Rigorous scientific methodology is paramount in astronomical research. Best practices include:

• Calibration and Error Analysis: Careful calibration of instruments and thorough error analysis are crucial for ensuring the accuracy and reliability of observational data.

• Peer Review: All research findings should undergo rigorous peer review before publication to ensure scientific validity.

• Data Sharing and Archiving: Making data publicly available facilitates collaboration and reproducibility.

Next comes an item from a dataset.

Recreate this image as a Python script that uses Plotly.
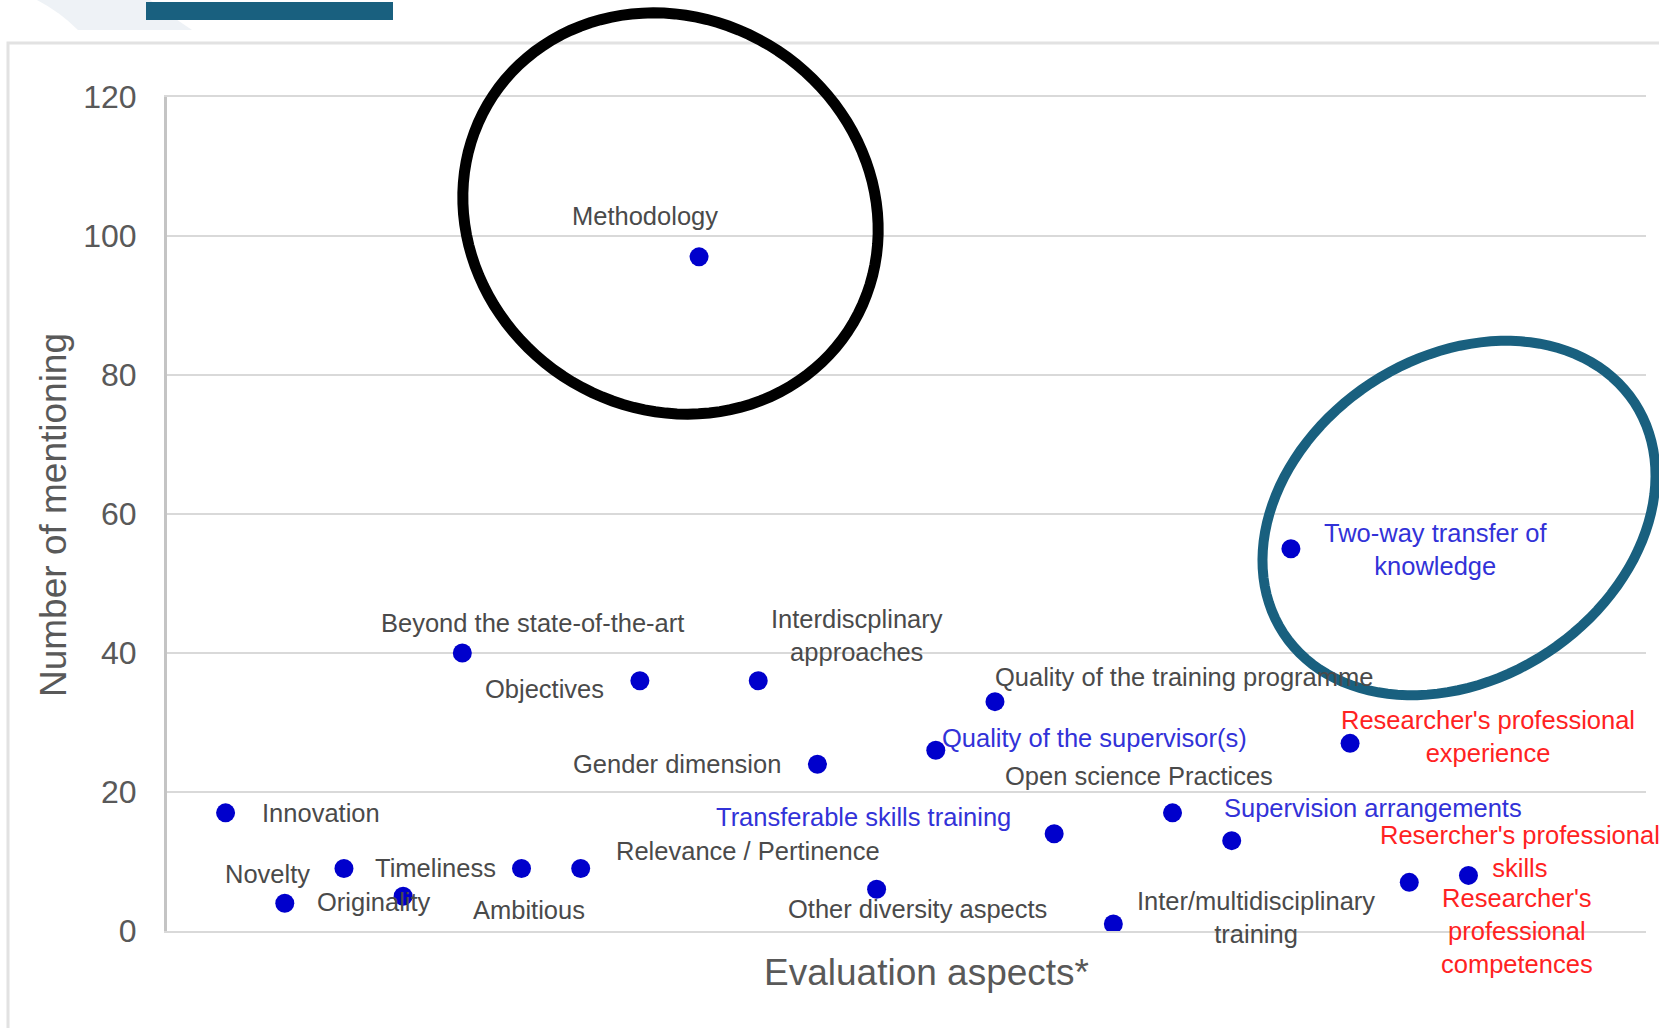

Archiving ensures long-term accessibility.

• Reproducibility: Research methods and code should be documented thoroughly to allow other researchers to reproduce the results.

Chapter 5: Case Studies

This chapter revisits the projects mentioned earlier, offering more in-depth case studies:

• Gaia Mission: Gaia's precise astrometry has revolutionized our understanding of the Milky Way's structure and stellar populations, revealing detailed information about stellar kinematics and galactic dynamics.

• Kepler Space Telescope: Kepler's discovery of thousands of exoplanets has dramatically increased our knowledge of planetary systems, challenging previous assumptions about planetary formation and diversity.

• James Webb Space Telescope: JWST's infrared capabilities will allow us to study the earliest stars and galaxies, shedding light on the epoch of reionization and the formation of the first stars.

• ALMA: ALMA's high-resolution observations have provided detailed insights into the physical conditions in star-forming regions, helping us understand the process of star formation.

• Very Large Telescope: The VLT's powerful capabilities have allowed astronomers to study a wide range of stellar phenomena in unprecedented detail, including stellar atmospheres, binary star systems, and the evolution of massive stars.

• Event Horizon Telescope: The EHT's imaging of the black hole at the center of the galaxy M87 provided the first direct visual evidence of a black hole's event horizon, confirming theoretical predictions.

• Large Synoptic Survey Telescope: LSST's wide-field survey will generate a massive dataset that will be used to study a wide range of astronomical phenomena, including dark matter, dark energy, and transient events. Its potential for discovery is immense.

These case studies highlight the diverse range of techniques, models, and software used in modern stellar astronomy and the significant impact these research projects have on our understanding of the universe.